5. Release Requirements. To be eligible to receive the vesting acceleration set forth in paragraph 4(b) above, you must (i) first timely execute, make effective, and deliver to the Company a general release of all known and unknown claims, in a form reasonably acceptable to the Company; and (ii) not be in material breach of the Employee Proprietary Agreement or any other agreement or contract between you and the Company at the time of the receipt of such benefits.

6. At Will Employment. Your employment with the Company is an “at-will” arrangement and this offer letter agreement does not constitute a guarantee of employment for any specific period of time. This means that either you or the Company may terminate your employment at any time, with or without Cause, and with or without advance notice. This “at-will” employment relationship cannot be changed except in a written agreement approved by the Board and signed by a duly authorized Company officer.

 

7.

Confidentiality and Proprietary Information Obligations.

(a) Proprietary Information. As a Company employee, you will be expected to abide by Company rules and regulations and must sign and comply with the Employee Proprietary Agreement, two originals which are attached hereto as Exhibit A.

(b) Third Party Information.
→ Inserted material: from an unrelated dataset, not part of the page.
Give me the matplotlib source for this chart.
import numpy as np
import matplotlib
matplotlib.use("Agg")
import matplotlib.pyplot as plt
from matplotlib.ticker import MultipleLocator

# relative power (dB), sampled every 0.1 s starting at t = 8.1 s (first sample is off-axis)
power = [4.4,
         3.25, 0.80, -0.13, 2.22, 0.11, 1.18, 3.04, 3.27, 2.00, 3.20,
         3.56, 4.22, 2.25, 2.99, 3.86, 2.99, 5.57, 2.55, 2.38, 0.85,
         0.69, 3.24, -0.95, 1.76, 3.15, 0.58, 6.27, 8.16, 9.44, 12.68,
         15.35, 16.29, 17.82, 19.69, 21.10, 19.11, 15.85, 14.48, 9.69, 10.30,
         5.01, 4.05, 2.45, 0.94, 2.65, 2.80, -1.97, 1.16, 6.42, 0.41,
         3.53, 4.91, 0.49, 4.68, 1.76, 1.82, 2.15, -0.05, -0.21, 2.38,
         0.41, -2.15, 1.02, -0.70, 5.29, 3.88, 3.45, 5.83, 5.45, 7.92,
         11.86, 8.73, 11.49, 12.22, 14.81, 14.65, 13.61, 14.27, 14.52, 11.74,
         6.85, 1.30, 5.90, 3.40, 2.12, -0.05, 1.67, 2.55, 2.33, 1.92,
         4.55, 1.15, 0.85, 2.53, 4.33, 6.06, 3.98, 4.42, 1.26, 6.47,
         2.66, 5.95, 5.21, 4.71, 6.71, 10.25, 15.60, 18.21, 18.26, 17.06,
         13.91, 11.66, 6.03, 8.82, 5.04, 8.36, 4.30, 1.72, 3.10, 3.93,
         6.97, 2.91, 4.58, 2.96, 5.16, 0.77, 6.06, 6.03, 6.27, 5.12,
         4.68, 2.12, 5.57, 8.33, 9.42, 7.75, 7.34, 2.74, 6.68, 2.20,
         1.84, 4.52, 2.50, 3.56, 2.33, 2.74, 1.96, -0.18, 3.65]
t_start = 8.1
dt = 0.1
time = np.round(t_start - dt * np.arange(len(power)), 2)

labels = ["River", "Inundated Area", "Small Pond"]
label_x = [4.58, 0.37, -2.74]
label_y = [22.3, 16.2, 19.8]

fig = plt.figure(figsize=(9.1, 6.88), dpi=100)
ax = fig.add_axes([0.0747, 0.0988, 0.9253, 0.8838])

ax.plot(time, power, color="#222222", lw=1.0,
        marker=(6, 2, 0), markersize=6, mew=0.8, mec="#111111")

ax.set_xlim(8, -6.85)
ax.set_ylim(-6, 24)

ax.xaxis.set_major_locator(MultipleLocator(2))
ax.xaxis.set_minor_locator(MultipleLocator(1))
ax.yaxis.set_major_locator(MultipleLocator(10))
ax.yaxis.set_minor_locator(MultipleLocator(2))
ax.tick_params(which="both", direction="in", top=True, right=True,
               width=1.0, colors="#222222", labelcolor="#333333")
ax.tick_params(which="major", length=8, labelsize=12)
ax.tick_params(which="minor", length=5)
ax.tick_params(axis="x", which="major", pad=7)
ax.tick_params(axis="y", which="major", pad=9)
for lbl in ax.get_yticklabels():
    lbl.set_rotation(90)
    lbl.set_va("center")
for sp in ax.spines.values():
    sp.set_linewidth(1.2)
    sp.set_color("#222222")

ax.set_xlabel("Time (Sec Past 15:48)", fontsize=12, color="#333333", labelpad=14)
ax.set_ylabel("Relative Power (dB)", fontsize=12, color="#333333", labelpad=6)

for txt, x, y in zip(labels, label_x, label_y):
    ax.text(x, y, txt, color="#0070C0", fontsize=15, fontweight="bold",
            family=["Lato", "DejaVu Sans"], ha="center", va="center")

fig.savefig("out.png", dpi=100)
In your work for the Company, you will be expected not to use or disclose any confidential information, including trade secrets, of any former employer or other third party to whom you have an obligation of confidentiality. Rather, you will be expected to use only that information which is generally known and used by persons with training and experience comparable to your own, which is common knowledge in the industry or otherwise legally in the public domain, or which is otherwise provided or developed by the Company. You agree that you will not bring onto Company premises or use in your work for the Company, any unpublished documents or property (including but not limited to proprietary information) belonging to any former employer or other third party that you are not authorized to use or disclose. During our discussions about your proposed job duties, you assured us that you would be able to perform those duties within the guidelines just described. By entering into this offer letter agreement, you represent that you will be able to perform your job duties within these guidelines.

(c) Exclusive Property. You agree that all business procured by you and all Company-related business opportunities and plans made known to you while you are employed by the Company, shall remain the permanent and exclusive property of the Company.